ZWINGER à New York
KABUFF N.K. 23
Exposition Howard Scott
Galerie NY-Chelsea
6 Septembre – 29 Oktobre 2007
Howard Scott Gallerie
Foto: privé
ZWINGER (*1962) est un peintre des provinces de l’Est de
l’Allemagne. Il vit à Greifswald, ville située sur
la Baltique. Quiconque, parmi les amis des arts, entend parler de
Greifswald, pense d’abord au Romantique Caspar David Friedrich, qui
y naquit en 1774. Source d’inspiration pour Zwinger, ce réflexe
est aussi un fardeau. Source d’inspiration, parce que cet artiste
tenta, il y a 200 ans, d’ancrer le monde pictural de son époque
dans des idées en usant de formalisations analytiques. Ce fut lui
qui commença à concentrer son attention sur l’artifice
de l’art. Cette approche froide n’eut que peu de succès
auprès de ses contemporains, mais c’était la plus authentique
que l’on pût trouver à l’époque. L’inspiration
provient aussi, pour Zwinger, du fait que son prédécesseur
ait dépassé l’isolement de la province en l’abandonnant
intellectuellement. Le poids de cet héritage, pour un artiste de
Greifswald, n’est pas d’être toujours confronté à cet
aïeul spécial. Ce serait un véritable honneur. Le fardeau
est bien plutôt le fait que le Romantisme allemand soit aujourd’hui,
contrairement à la conception de l’époque, confondu
avec de vagues notions d’intimité et d’obscurité conceptuelle.
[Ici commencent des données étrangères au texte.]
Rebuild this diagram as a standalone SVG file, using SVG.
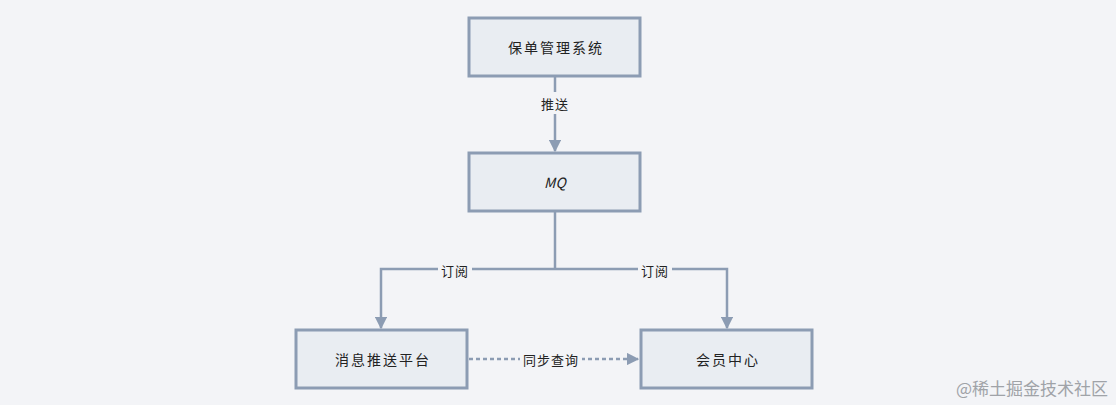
<svg xmlns="http://www.w3.org/2000/svg" width="1116" height="405" viewBox="0 0 1116 405">
<style>
.box{fill:#e9edf2;stroke:#8c9cb3;stroke-width:3}
.lbl{font-family:"Noto Sans CJK SC","Liberation Sans",sans-serif;font-size:14px;letter-spacing:2px;fill:#222;text-anchor:middle;dominant-baseline:central}
.edge{fill:none;stroke:#8c9cb3;stroke-width:2.5}
.elbl{font-family:"Noto Sans CJK SC",sans-serif;font-size:13px;letter-spacing:1px;fill:#222;text-anchor:middle;dominant-baseline:central}
.bg{fill:#f3f4f7}
</style>
<defs>
<marker id="arr" viewBox="0 0 10 10" refX="9" refY="5" markerWidth="5" markerHeight="5" orient="auto">
<path d="M0,0 L10,5 L0,10 z" fill="#8c9cb3"/>
</marker>
</defs>
<rect width="1116" height="405" fill="#f3f4f7"/>
<g id="connectors">
<path class="edge" d="M555,77 V92"/>
<path class="edge" d="M555,114 V151" marker-end="url(#arr)"/>
<rect class="bg" x="535" y="94" width="40" height="18"/>
<text class="elbl" x="555" y="103">推送</text>
<path class="edge" d="M555,212 V269"/>
<path class="edge" d="M555,269 H381 V328" marker-end="url(#arr)"/>
<path class="edge" d="M555,269 H727 V328" marker-end="url(#arr)"/>
<rect class="bg" x="438" y="261" width="34" height="18"/>
<text class="elbl" x="455" y="270">订阅</text>
<rect class="bg" x="638" y="261" width="34" height="18"/>
<text class="elbl" x="655" y="270">订阅</text>
<path class="edge" d="M469,359 H638" stroke-dasharray="4 3" marker-end="url(#arr)"/>
<rect class="bg" x="520" y="349" width="62" height="20"/>
<text class="elbl" x="551" y="359">同步查询</text>
</g>
<g id="node-baodan">
<rect class="box" x="469" y="18" width="171" height="58"/>
<text class="lbl" x="556" y="47">保单管理系统</text>
</g>
<g id="node-mq">
<rect class="box" x="469" y="153" width="171" height="58"/>
<text class="lbl" x="555" y="182" style="font-style:italic;letter-spacing:0">MQ</text>
</g>
<g id="node-push">
<rect class="box" x="296" y="330" width="171" height="58"/>
<text class="lbl" x="383" y="359">消息推送平台</text>
</g>
<g id="node-member">
<rect class="box" x="641" y="330" width="171" height="58"/>
<text class="lbl" x="728" y="359">会员中心</text>
</g>
<text x="1108" y="387" font-family="Noto Sans CJK SC,sans-serif" font-size="17" fill="#a0a3a8" text-anchor="end" dominant-baseline="central">@稀土掘金技术社区</text>
</svg>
Rien n’est plus éloigné de Zwinger. De la contradiction
entre histoire et exigence contemporaine, il tire l’énergie
pour développer un programme qui lui est propre. La première
chose à faire est de laisser de côté, comme à l’époque,
les rituels académiques modernes. Il n’y a donc chez lui ni
le nouvel historisme d’une école de Leipzig, ni post-colorisme
de Dresde, ni discours des médias berlinois ou universalisme new-yorkais.
Zwinger peint Zwinger – guidé par son instinct, irrévérent
et rigoureux tout à la fois, il crée un ordre de succédanés
d’images à partir de tout ce qu’il attrape au vol. Ses
tableaux sont imprégnés de motifs provenant, sans distinction,
de l’histoire de l’art, de films, d’illustrations scientifiques
ou encore de publicités. Cela n’est pas nouveau, cet accès
total fonctionnant en effet depuis le pop art. Pourtant, ce qui est
différent
dans le travail de Zwinger, c’est que ces incursions du monde artistique
et du quotidien sont communicativement méconnaissables. Zwinger
les délie, les dépossède de leur origine, des allusions
qui en émanent. Dans les tableaux, ils deviennent de nouveaux signes,
des traces de disparition, des ornements, des décorations, qu’importe,
pourvu qu’ils se plient à la réécriture et satisfassent
Zwinger comme hybrides de signification, vide informationnel et évidence
de forme. Des silhouettes loufoques mais massives, dans des tons
eux aussi loufoques mais massifs, créent une atmosphère de
beauté déconcertante,
la splendeur de ce qui est en péril, une chose dont les couleurs
chatoyantes seraient empoisonnées. Rose, mauve, vert tilleul, noir
fin, bleu de Prusse, crucifixion, casque en pointe, étoile ou lunettes – rien
ne se dénonce ici par un sens convenu, tout s’amalgame dans
l’inhabitation intérieure de la globalité de la figure.
Tableau après tableau, révolte contre l’étroitesse,
frissonnement à la lumière de la solitude, son métallique
d’un lointain effondrement. Les tableaux contiennent beaucoup plus
de dissimulation et d’omission que de consignation et de constat.
Plus de désir que de déclaration, somme toute. Et c’est
ce qui rend ces œuvres aussi sobres qu’énigmatiques,
aussi simples que profondes, aussi maladroites que raffinées, mais
d’abord, et surtout, d’une grande charge émotionnelle.
Chose, de nos jours, aussi rare que précieuse.